Espresso Machine Buying Guide


Factors to consider when choosing an espresso machine

Price

Definitely a consideration for most people. As a general rule, you do get more for the extra money - more metal, less plastic, higher-quality workmanship, better support, more controls. On the other hand, if you just want an occasional cappuccino, or if you rather buy other things with your money, most cheap machines can make a pretty decent drink.

Espresso machines are definitely not cheap, but, compared to going to Starbuck's every day, it may not take long at all for a good machine to pay for itself. Spending $3 every weekday at the local coffee house translates to $750 over the course of a year. You could buy a great machine for that amount that will last for years to come.

Our Espresso Machine Comparison Chart is organized by price ranges.

Type

Moka or Steam - Steam provides pressure to push water through a bed of coffee grounds. No real controls on pressure or temperature. Length of brewing time is controlled by operator.

Semi-Automatic - Pump provides pressure. Operator grinds, doses and tamps coffee into a portafilter. Brewing pressure and temperature are set and controlled by machine. Length of brewing time (and, therefore, volume) is controlled by operator.

Automatic - Pump provides pressure. Operator grinds, doses and tamps coffee into a portafilter. Brewing pressure and temperature are set and controlled by machine. Machine automatically brews to a predetermined volume.

Super-Automatic - Pump provides pressure. Machine automatically grinds, doses, tamps, brews to a predetermined volume, and ejects the spent puck, all with the push of a button. Some commercial super automatics can also steam milk automatically, depending on your brew selection. We have super-automatics by Bosch, Saeco and Solis.

Lever - Lever pushes down a piston to provide pressure. Lever pushed down manually by operator. Lever espresso machines are harder to operate, but provide greater control over shot. For those who enjoy the art of making espressos. We offer lever machines by the original manufacturer - La Pavoni.

Design
The traditional espresso machine is somewhat square and boxy. If this is OK - great - there's plenty from which to choose. If you would rather have a machine with a more modern design, you might consider an Ascaso, the Espressione Cafe Retro, the La Pavoni Cellini or the La Pavoni Pisa. For an old world design, you could consider a La Pavoni Lever Machine.
Boiler

The boiler heats the water for the espresso. Usually, it's made of aluminum, brass, copper or stainless steel. Aluminum heats the fastest, but brass and stainless steel retain heat longer. If you just want one quick cup in the morning, aluminum may work best. If you brew repeated shots, consider brass, copper or stainless. Over the years, aluminum may tend to corrode more then brass, copper and stainless.

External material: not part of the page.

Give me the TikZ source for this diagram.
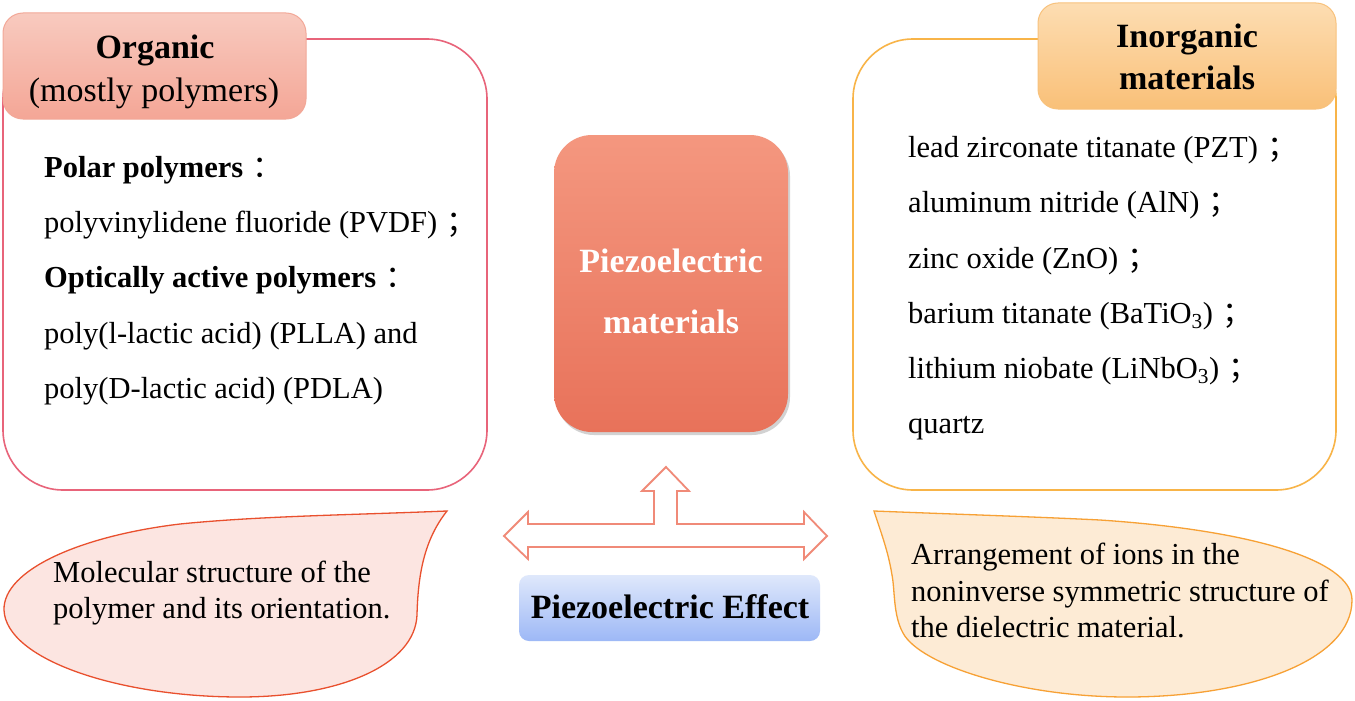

Another consideration is boiler size. Smaller boilers (3-5 oz.) heat up faster and are great for 1 or 2 cups, but they generally require more recovery time and may not maintain temperature as consistently as a larger (7-12 oz.) boiler. As a general rule, the more expensive machine, the larger the boiler.

Bar Pressure
The maximum amount of pressure the machine can produce for forcing the steam through the coffee grounds and making the espresso. Technically, only 9 bars are needed, so it doesn't make much difference if the machine produces 15, 16 or 18 bars.
Housing
Espresso machines are made with either ABS shock-resistant plastic or metal housing. If plastic bothers you, make sure you look for a machine with a metal housing. As expected, these cost more, and options in the lower prices ranges are limited.
Size
Remember to consider your counter space and how your espresso machine will fit on it and in your kitchen before buying. Don't buy a machine that's too big and unwieldy.
Pods
Coffee pods contain enough coffee for one shot and are pre-packaged inside of a filter membrane. The advantage of using pods is that they are easy to use - just open a pod package and put the pod into the pod filter holder. The clean-up is easy since the grounds are inside of the filter membrane, and the grind of the coffee is always correct. Pods are great for convenience and cleanliness.

Disadvantages of using pods are the cost - they are more expensive than grinding your own coffee, and flexibility - you can only do single shots with pods. Some machines accept pods; some don't. If you want to have the option of using pods, make sure the machine you are interested in can accept them.